Young Hadassah International Volunteer and Immediate Past Chair of YHI Argentina, Dr. Romina Libster, witnessed the benefits of globally sharing her home country’s experience with the H1N1 virulent 2009 flu virus, while working in the Vanderbilt Vaccine Research Program atVanderbiltUniversity in Nashville.
Since October 2009, Romina has been working with Dr. Kathryn Edwards in Vanderbilt University’s Vaccine Research Program to uncover some of the mystery surrounding the fatal H1N1 virus. Dr. Fernando Polack, an associate professor of Pediatrics at Vanderbilt, had been conducting research in Argentina during the height of the outbreak there, when he and Libster saw a significant influx of children to their clinic with fatal viral symptoms. “We had been noticing many more ill children in our clinic earlier as well,” Romina told a Vanderbilt reporter, “but H1N1 had not yet been identified. Dr. Polack, realizing it was H1N1, called us to his house and said, ‘This is it.’ We knew we needed to learn everything we could from this virus right away.”
Observing the progression of H1N1 in the Southern Hemisphere prior to the peak outbreak in the Northern Hemisphere, allowed Polack and Libster to gather information about the virus, in hopes that scientists could avoid a pandemic. Pollack found that children were ten times more at risk to become seriously or fatally ill when contracting the H1N1 virus.

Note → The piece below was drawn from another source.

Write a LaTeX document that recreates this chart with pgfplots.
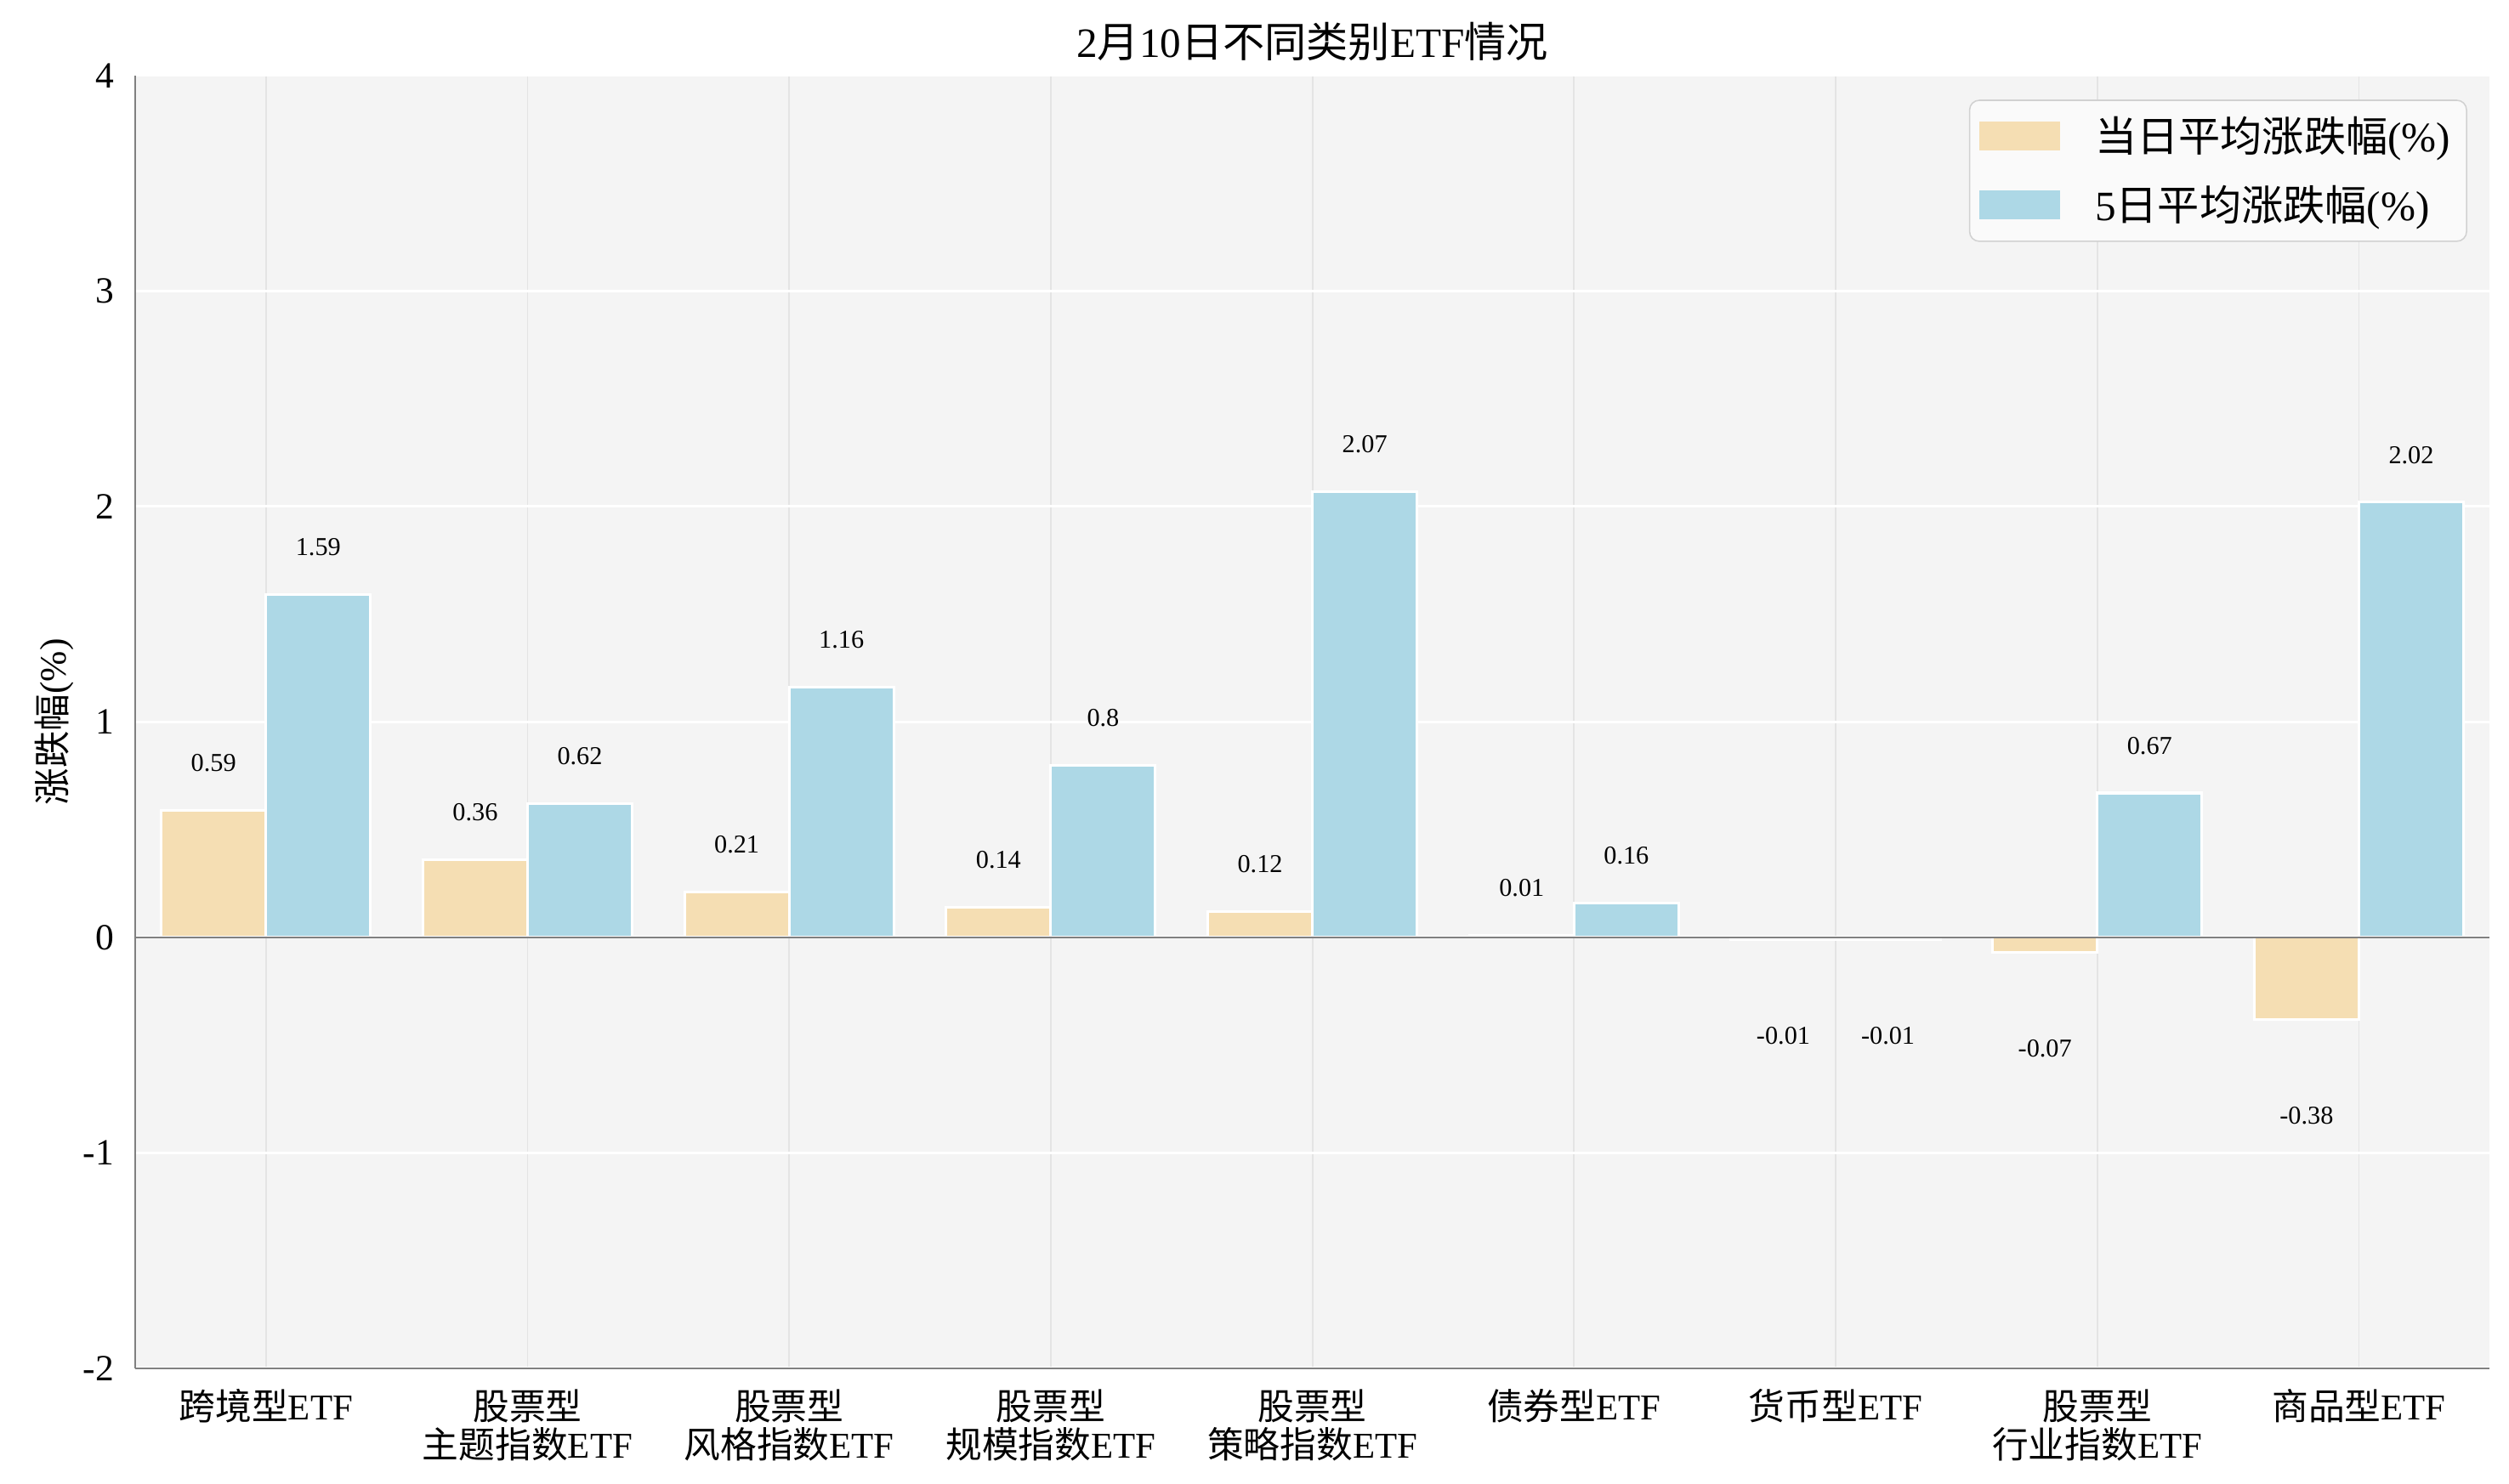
\documentclass[border=0pt]{standalone}
\usepackage{fontspec}
\setmainfont{Liberation Serif}
\newfontfamily\cjk{Noto Sans CJK SC}
\usepackage{pgfplots}
\pgfplotsset{compat=1.18}

\definecolor{wheatc}{RGB}{245,222,179}
\definecolor{lblue}{RGB}{173,216,230}
\definecolor{bgc}{RGB}{244,244,244}
\definecolor{vgrid}{RGB}{228,228,228}
\definecolor{spine}{RGB}{128,128,128}

\begin{document}
\begin{tikzpicture}
\begin{axis}[
  scale only axis, width=732pt, height=402pt,
  xmin=-0.5, xmax=8.5, ymin=-2, ymax=4,
  ybar=0pt, bar width=0.4,
  xtick={0,...,8},
  xticklabels={
    {{\cjk 跨境型}ETF},
    {{\cjk 股票型}\\{\cjk 主题指数}ETF},
    {{\cjk 股票型}\\{\cjk 风格指数}ETF},
    {{\cjk 股票型}\\{\cjk 规模指数}ETF},
    {{\cjk 股票型}\\{\cjk 策略指数}ETF},
    {{\cjk 债券型}ETF},
    {{\cjk 货币型}ETF},
    {{\cjk 股票型}\\{\cjk 行业指数}ETF},
    {{\cjk 商品型}ETF}},
  xticklabel style={font=\fontsize{11.3}{12}\selectfont, align=center, yshift=-3pt},
  ytick={-2,...,4},
  yticklabel style={font=\fontsize{11.5}{13}\selectfont, xshift=-3pt},
  /pgf/number format/assume math mode=true,
  axis background/.style={fill=bgc},
  axis x line*=bottom, axis y line*=left,
  axis line style={spine, line width=0.6pt, -},
  major tick length=0pt,
  xmajorgrids, ymajorgrids,
  x grid style={vgrid, line width=0.5pt},
  y grid style={white, line width=0.8pt},
  title={2{\cjk 月}10{\cjk 日不同类别}ETF{\cjk 情况}},
  title style={font=\fontsize{13}{15}\selectfont, yshift=-5pt},
  ylabel={{\cjk 涨跌幅}(\%)},
  ylabel style={font=\fontsize{11.5}{13}\selectfont},
  ylabel shift=-4pt,
  legend style={at={(1,1)}, anchor=north east, xshift=-7pt, yshift=-7.5pt,
    draw=black!18, rounded corners=3pt, fill=white!98!black,
    font=\fontsize{13}{15}\selectfont, inner xsep=3pt, inner ysep=3pt, row sep=5pt},
  legend cell align=left,
  legend image code/.code={\fill[#1, draw=none, sharp corners] (0pt,-4.5pt) rectangle (25pt,4.5pt); \path[draw=none, fill=none] (34pt,0pt) circle (0pt);},
  visualization depends on={rawy \as \rawy},
  nodes near coords={\pgfmathprintnumber[fixed, precision=2, assume math mode=true]{\pgfplotspointmeta}},
  nodes near coords style={font=\fontsize{8}{9}\selectfont, anchor=center, yshift={ifthenelse(\rawy<0,-30,14.7)}},
]
\addplot[fill=wheatc, draw=white, line width=0.8pt, bar shift=-0.2] coordinates {
  (0,0.59) (1,0.36) (2,0.21) (3,0.14) (4,0.12) (5,0.01) (6,-0.01) (7,-0.07) (8,-0.38)
};
\addlegendentry{{\cjk 当日平均涨跌幅}(\%)}
\addplot[fill=lblue, draw=white, line width=0.8pt, bar shift=0.2] coordinates {
  (0,1.59) (1,0.62) (2,1.16) (3,0.8) (4,2.07) (5,0.16) (6,-0.01) (7,0.67) (8,2.02)
};
\addlegendentry{5{\cjk 日平均涨跌幅}(\%)}
\draw[spine, line width=0.7pt] (axis cs:-0.5,0) -- (axis cs:8.5,0);
\end{axis}
\path (current axis.south west) ++(-42pt,-36pt) coordinate (bbsw);
\path (current axis.north east) ++(6pt,23.5pt) coordinate (bbne);
\path (bbsw) rectangle (bbne);
\end{tikzpicture}
\end{document}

Furthermore, he discovered specific underlying conditions that made children more vulnerable, such as chronic lung diseases like asthma or bronchopulmonary dysplasia (BPD) and neurologic diseases.
Their findings, which subsequently have been confirmed elsewhere, appear in the December 23 issue of the New England Journal of Medicine, in an article entitled “Pediatric Hospitalizations Associated with H1N1 Influenza in Argentina.”